■ **What you will do**
In the records below, reproduce exactly the lines from the one containing "Write the TikZ code for this diagram." through the one containing "(0,0) rectangle (823,843);", both included, and omit the pictures.

■ **Exercise material**
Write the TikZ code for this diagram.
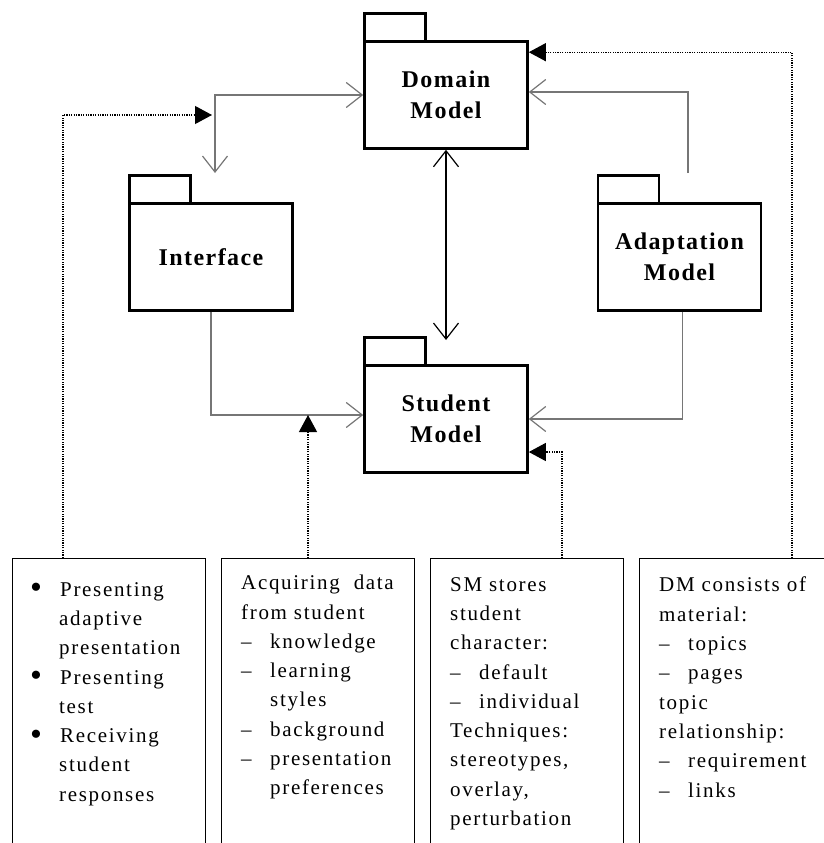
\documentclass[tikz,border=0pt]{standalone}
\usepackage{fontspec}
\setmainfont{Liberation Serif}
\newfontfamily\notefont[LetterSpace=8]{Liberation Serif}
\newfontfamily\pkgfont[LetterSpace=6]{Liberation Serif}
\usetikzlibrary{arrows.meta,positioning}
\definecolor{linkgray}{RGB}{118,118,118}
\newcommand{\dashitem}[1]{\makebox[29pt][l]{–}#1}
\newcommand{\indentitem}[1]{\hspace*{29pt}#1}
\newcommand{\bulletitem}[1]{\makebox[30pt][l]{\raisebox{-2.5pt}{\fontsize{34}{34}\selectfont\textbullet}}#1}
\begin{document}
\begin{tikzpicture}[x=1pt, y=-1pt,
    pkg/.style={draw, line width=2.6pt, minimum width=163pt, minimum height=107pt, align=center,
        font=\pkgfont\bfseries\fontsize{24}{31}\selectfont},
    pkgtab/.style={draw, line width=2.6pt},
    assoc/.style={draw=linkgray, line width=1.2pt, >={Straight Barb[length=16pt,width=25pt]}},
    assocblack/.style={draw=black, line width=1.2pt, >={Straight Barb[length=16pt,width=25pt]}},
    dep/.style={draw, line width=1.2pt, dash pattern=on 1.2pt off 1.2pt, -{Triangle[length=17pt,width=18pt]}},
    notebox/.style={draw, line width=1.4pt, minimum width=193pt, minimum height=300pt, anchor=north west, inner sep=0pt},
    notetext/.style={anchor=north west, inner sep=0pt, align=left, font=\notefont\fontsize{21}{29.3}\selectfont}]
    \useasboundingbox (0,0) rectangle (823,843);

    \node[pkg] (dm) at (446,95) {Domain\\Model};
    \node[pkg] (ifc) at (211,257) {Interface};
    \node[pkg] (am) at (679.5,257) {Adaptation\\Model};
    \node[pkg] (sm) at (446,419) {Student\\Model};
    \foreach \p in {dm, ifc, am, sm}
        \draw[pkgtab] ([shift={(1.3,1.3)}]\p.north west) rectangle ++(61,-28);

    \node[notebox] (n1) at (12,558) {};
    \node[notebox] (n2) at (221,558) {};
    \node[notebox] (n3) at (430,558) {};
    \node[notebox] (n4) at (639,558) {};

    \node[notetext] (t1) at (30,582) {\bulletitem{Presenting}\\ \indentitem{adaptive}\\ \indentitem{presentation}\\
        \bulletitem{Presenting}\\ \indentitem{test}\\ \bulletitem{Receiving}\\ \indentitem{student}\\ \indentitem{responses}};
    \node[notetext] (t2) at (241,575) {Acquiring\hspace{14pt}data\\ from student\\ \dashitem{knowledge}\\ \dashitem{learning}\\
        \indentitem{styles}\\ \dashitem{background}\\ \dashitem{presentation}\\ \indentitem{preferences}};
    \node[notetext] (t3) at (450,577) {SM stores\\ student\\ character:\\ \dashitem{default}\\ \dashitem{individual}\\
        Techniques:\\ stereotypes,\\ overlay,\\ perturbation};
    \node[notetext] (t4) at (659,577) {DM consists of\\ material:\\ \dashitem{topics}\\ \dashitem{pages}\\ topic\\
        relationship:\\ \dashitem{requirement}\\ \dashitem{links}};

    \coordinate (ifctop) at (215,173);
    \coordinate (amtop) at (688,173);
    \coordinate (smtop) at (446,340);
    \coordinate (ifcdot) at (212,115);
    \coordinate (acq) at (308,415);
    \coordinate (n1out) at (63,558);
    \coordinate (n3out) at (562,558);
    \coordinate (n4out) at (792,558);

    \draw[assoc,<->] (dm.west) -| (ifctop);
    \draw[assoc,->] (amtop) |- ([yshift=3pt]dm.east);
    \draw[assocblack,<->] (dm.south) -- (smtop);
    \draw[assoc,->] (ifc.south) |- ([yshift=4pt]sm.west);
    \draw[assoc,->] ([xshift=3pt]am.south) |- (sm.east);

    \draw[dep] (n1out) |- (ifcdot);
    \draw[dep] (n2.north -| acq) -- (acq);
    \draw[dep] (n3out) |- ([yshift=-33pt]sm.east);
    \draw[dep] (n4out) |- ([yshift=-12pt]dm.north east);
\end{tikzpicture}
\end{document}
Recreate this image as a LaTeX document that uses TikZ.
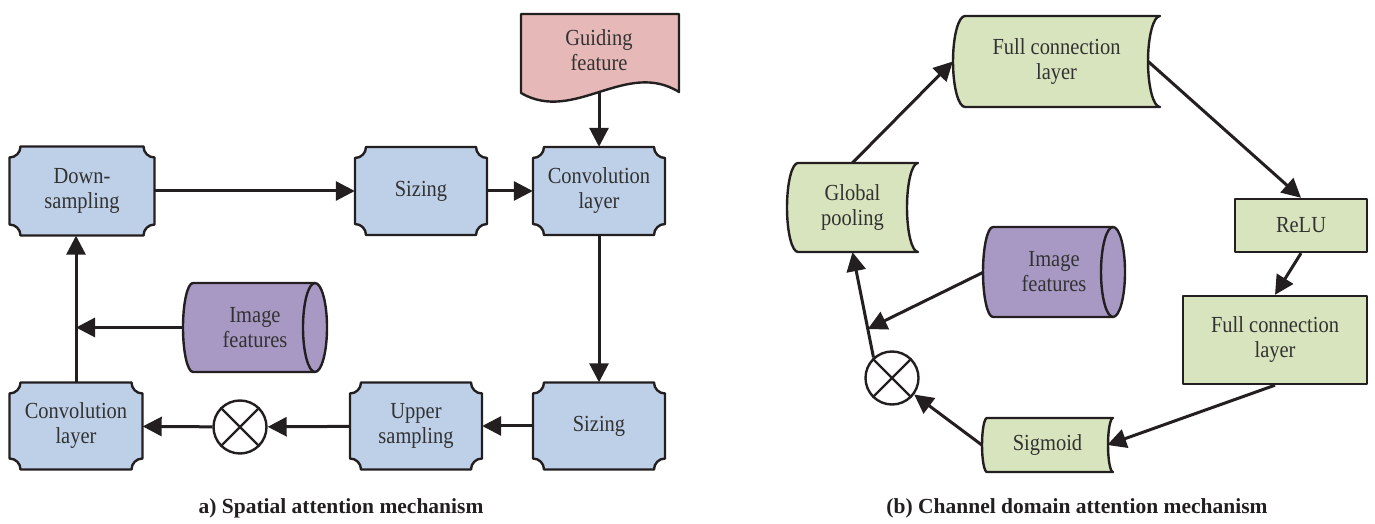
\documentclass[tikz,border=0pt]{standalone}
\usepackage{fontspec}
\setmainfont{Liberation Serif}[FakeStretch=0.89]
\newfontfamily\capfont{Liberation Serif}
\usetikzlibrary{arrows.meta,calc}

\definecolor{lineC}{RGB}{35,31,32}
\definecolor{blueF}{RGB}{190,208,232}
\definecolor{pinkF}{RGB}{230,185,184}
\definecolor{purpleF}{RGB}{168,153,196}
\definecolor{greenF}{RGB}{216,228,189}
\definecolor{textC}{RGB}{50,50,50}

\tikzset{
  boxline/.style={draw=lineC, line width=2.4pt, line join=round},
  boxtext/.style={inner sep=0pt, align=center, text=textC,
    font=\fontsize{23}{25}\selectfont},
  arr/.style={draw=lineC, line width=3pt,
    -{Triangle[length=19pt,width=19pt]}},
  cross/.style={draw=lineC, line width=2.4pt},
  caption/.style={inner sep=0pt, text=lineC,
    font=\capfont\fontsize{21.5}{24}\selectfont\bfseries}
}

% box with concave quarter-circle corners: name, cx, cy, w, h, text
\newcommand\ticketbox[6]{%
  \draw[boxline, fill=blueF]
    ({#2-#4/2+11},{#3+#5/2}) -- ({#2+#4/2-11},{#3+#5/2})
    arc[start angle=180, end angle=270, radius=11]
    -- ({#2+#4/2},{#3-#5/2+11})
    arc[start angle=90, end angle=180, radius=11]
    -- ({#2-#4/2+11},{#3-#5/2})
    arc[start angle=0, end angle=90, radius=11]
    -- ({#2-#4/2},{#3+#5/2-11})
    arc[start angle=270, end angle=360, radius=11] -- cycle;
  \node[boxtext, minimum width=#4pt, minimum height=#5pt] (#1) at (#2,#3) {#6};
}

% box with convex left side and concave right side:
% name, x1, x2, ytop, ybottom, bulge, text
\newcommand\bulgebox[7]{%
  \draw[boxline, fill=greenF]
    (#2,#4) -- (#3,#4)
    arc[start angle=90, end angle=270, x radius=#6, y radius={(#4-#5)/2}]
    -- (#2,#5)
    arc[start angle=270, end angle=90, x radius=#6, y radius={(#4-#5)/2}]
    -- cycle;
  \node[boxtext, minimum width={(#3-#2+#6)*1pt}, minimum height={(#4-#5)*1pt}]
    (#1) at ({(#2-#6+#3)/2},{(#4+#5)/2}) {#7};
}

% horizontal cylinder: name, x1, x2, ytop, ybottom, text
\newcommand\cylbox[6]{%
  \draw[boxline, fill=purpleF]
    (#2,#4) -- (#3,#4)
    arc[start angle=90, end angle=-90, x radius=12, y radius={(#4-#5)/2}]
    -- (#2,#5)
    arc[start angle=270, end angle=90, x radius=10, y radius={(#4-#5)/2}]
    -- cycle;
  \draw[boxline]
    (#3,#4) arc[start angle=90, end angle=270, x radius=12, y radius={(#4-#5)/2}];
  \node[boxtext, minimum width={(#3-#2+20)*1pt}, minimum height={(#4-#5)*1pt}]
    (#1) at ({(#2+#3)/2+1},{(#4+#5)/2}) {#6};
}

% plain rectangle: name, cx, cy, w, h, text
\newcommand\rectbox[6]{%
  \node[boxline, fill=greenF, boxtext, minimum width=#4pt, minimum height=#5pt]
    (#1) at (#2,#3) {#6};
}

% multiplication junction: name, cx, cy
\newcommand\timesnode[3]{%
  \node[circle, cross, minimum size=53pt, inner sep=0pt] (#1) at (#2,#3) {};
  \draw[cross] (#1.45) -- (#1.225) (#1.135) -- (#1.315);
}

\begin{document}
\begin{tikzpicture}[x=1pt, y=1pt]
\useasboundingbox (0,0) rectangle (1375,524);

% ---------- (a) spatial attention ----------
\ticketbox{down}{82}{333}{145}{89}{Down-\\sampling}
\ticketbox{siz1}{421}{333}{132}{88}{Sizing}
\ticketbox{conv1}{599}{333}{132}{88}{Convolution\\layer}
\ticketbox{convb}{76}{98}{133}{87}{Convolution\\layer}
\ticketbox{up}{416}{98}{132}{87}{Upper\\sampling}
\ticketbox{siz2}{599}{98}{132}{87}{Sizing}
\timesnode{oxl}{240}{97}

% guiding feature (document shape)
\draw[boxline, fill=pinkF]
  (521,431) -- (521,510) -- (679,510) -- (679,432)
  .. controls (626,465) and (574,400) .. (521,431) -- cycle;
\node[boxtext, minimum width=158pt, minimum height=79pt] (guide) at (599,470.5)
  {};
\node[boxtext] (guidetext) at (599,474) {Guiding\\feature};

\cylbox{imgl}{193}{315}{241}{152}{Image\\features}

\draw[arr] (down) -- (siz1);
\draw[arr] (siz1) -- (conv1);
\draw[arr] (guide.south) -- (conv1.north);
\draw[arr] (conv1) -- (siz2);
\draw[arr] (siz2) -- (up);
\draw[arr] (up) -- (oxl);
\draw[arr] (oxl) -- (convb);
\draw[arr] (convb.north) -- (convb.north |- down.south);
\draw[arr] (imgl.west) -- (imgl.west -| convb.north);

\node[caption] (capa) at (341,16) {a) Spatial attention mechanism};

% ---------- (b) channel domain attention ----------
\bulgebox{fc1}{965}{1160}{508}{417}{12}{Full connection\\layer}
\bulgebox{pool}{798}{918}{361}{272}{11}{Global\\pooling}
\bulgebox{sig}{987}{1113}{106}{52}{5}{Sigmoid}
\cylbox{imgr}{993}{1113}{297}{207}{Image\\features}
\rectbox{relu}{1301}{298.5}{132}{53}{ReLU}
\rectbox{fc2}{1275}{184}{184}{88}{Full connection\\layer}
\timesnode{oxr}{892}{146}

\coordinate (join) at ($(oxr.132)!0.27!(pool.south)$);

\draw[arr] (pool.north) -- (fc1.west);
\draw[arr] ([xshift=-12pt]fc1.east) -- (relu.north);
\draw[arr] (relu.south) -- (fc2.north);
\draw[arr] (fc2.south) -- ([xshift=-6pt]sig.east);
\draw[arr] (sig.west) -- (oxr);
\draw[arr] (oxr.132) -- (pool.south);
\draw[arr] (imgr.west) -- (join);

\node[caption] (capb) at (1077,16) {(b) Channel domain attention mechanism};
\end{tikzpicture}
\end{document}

...

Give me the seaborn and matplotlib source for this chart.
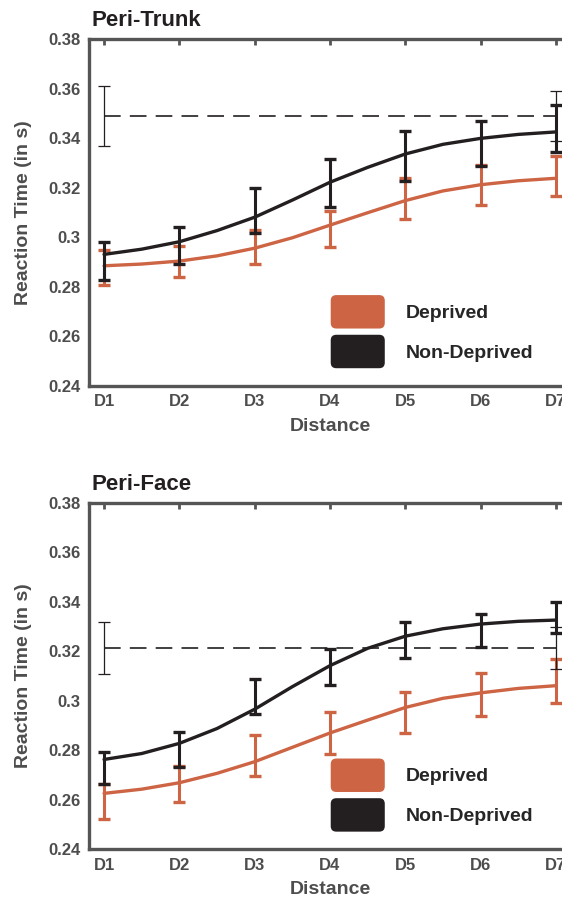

■ **Solution**
Write the TikZ code for this diagram.
\documentclass[tikz,border=0pt]{standalone}
\usepackage{fontspec}
\setmainfont{Liberation Serif}
\newfontfamily\notefont[LetterSpace=8]{Liberation Serif}
\newfontfamily\pkgfont[LetterSpace=6]{Liberation Serif}
\usetikzlibrary{arrows.meta,positioning}
\definecolor{linkgray}{RGB}{118,118,118}
\newcommand{\dashitem}[1]{\makebox[29pt][l]{–}#1}
\newcommand{\indentitem}[1]{\hspace*{29pt}#1}
\newcommand{\bulletitem}[1]{\makebox[30pt][l]{\raisebox{-2.5pt}{\fontsize{34}{34}\selectfont\textbullet}}#1}
\begin{document}
\begin{tikzpicture}[x=1pt, y=-1pt,
    pkg/.style={draw, line width=2.6pt, minimum width=163pt, minimum height=107pt, align=center,
        font=\pkgfont\bfseries\fontsize{24}{31}\selectfont},
    pkgtab/.style={draw, line width=2.6pt},
    assoc/.style={draw=linkgray, line width=1.2pt, >={Straight Barb[length=16pt,width=25pt]}},
    assocblack/.style={draw=black, line width=1.2pt, >={Straight Barb[length=16pt,width=25pt]}},
    dep/.style={draw, line width=1.2pt, dash pattern=on 1.2pt off 1.2pt, -{Triangle[length=17pt,width=18pt]}},
    notebox/.style={draw, line width=1.4pt, minimum width=193pt, minimum height=300pt, anchor=north west, inner sep=0pt},
    notetext/.style={anchor=north west, inner sep=0pt, align=left, font=\notefont\fontsize{21}{29.3}\selectfont}]
    \useasboundingbox (0,0) rectangle (823,843);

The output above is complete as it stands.